Abstract

On December 1, 2017, the Chicago Mercantile Exchange Inc. and the CBOE Futures Exchange self-certified new contracts for cash-settled bitcoin futures products. The self-certification process allows designated contract markets to list new derivative products one day after submitting in writing to the Commodity Futures Trading Commission (CFTC) that the product complies with the Commodity Exchange Act and CFTC regulations. This Article examines the history of the self-certification process and how it was utilized to list bitcoin futures. It finds that the CFTC had sufficient grounds to halt the self-certification of bitcoin futures despite the CFTC’s claims to the contrary. Specifically, the Article questions the CFTC’s exclusive focus on the potential for the futures contracts to be manipulated when there is ample evidence of manipulation in the bitcoin spot market. The CFTC’s approach in reviewing the self-certifications for bitcoin futures differed from the Securities and Exchange Commission’s (SEC) review of an application to list a bitcoin exchange traded product (ETP). Thus far, the SEC has determined that manipulation in unregulated bitcoin spot markets precludes the ability of a bitcoin ETP to be resistant to manipulation.

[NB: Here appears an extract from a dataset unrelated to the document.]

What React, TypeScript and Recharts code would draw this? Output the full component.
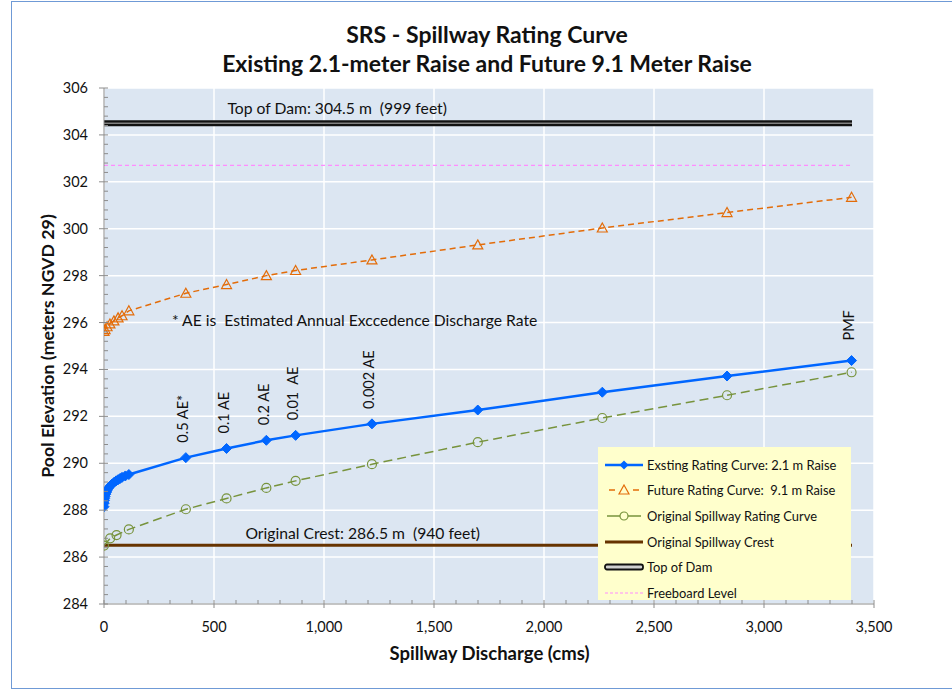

In allowing bitcoin futures to come to market, the CFTC facilitated the formation of new connections between the regulated financial sector and the unregulated bitcoin spot market. Should the virtual currency market continue to grow, these new connections may one day propagate systemic risk throughout the financial sector and threaten financial stability, similar to what we saw in 2008 when the housing market collapsed. The Article concludes by noting that self-certification is an inappropriate process for listing complex new derivatives and that the financial system would be better served by reverting to the mandatory pre-approval process which existed between 1974 and 2000.